In the ongoing matter of North River Insurance Company v. James River Insurance Company, the Ninth Circuit recently turned to the Nevada Supreme Court to resolve an important legal question that could determine the outcome of a recurring dispute between insurers. The case arises from a wrongful death lawsuit following a murder at a Las Vegas apartment complex. The settlement exceeded the primary insurer’s policy limits, but it remained within the combined limits of both the primary and excess insurers. The excess insurer, after covering the remainder of the settlement, filed suit against the primary insurer in California federal court, claiming a breach of its duty to settle as well as the implied covenant of good faith and fair dealing. The primary insurer moved to dismiss the claims on the grounds that Nevada does not recognize equitable subrogation as between a primary insurer and excess insurer, and the district court (Central District of California) granted the motion. The excess insurer appealed to the Ninth Circuit Court of Appeals, who in turn, sought clarity on whether Nevada law permits equitable subrogation between insurers in such cases. Specifically, the Ninth Circuit certified the following question to the Nevada Supreme Court pursuant to Nev. R. App. P. 5(a), stating that the answer to the certified question is essential to the outcome of the case:

Under Nevada law, can an excess insurer state a claim for equitable subrogation against a primary insurer where the underlying lawsuit settled within the combined policy limits of the insurers?

Choice of Law Analysis

Nevada allows federal courts to certify state law questions when those questions are essential to the outcome of the case and there is no clear precedent from Nevada’s courts.

The court considers the following factors in deciding whether to certify:

  • "Whether the question presents important public policy ramifications yet unresolved by the state court.
  • Whether the issue is new, substantial, and of broad application.
  • The state court’s caseload; and
  • The spirit of comity and federalism.”

Murray v. BEJ Mins., LLC, 924 F.3d 1070, 1072 (9th Cir. 2019).

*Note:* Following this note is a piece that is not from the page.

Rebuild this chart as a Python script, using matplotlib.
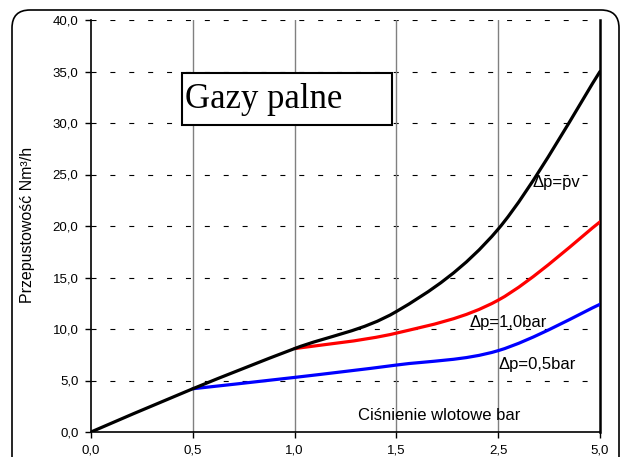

The court emphasized that certification is appropriate when unresolved legal questions could have significant real-world implications. In the case at hand, the issue involves the duties of insurance companies in settlement negotiations and whether an excess insurer can bring an equitable subrogation claim against a primary insurer. The first issue required the court to determine whether a material conflict exists between Nevada and California law, necessitating a choice-of-law analysis. Under California’s governmental interest test, the court must first determine if the laws of both states are the same. McCann v. Foster Wheeler LLC, 48 Cal. 4th 68, 83, 105 Cal.Rptr.3d 378, 225 P.3d 516 (2010). If so, California law applies. If there is a material difference, a more in-depth analysis must be completed by the court to determine which state’s law should be employed. Hairu Chen v. L.A. Truck Ctrs., 7 Cal. 5th 862, 867-68, 249 Cal.Rptr.3d 594, 444 P.3d 727 (2019).

Equitable Subrogation in Nevada

Nevada has applied the doctrine of equitable subrogation in certain circumstances, such as worker’s compensation, negotiable instruments, surety, and mortgages. In re Fountainbleau Las Vegas Holdings, 128 Nev. 556, 576 n.8, 289 P.3d 1199 (2012). Although Nevada often looks to California law for guidance in areas where its own law is less developed, Nevada has not as yet adopted California law on the issue of equitable subrogation between a primary and secondary insurer. The Central District of California’s decision relied on two unpublished Nevada Supreme Court decisions that “prohibited an excess insurer from bringing an equitable subrogation claim against a primary insurer when the underlying settlement fell within the insurers’ collective policy limits.” The two unpublished decisions are St. Paul Fire & Marine Ins. Co. v. Nat’l Union Fire Ins. Co. of Pittsburgh, PA., 521 P.3d 418, 2022, WL 17543613 (Nev. 2022), and Aspen Specialty Ins. Co. v. Eighth Judicial Dist. Ct. in & for Cnty. Of Clark, 528 P.3d 287, 2023 WL 3185274 (Nev. 2023).

As the Nevada Supreme Court chose not to publish these two decisions, they did not become “mandatory precedent” under Nevada law. Nev. R. App. P. 36(c )(2). Thus, although these two unpublished opinions may be cited as a persuasive authority, the Ninth Circuit noted that they are not “mandatory precedent and have no compulsory binding effect on this case.” Thus, certification was warranted to resolve the issue as it has potentially broad implications across the insurance and legal industry landscapes.

Conclusion

The ruling on the certified question by the Nevada Supreme Court could result in significant implications for the insurance industry in Nevada and beyond. If the Nevada Supreme Court recognizes equitable subrogation under these circumstances, it will affect how insurers should approach settlement negotiations, especially as to the balance of risk and responsibility between primary and excess insurers. The answer to this certified question will not only clarify equitable subrogation principles in Nevada but may also shape the broader landscape of best settlement practice for insurers moving forward.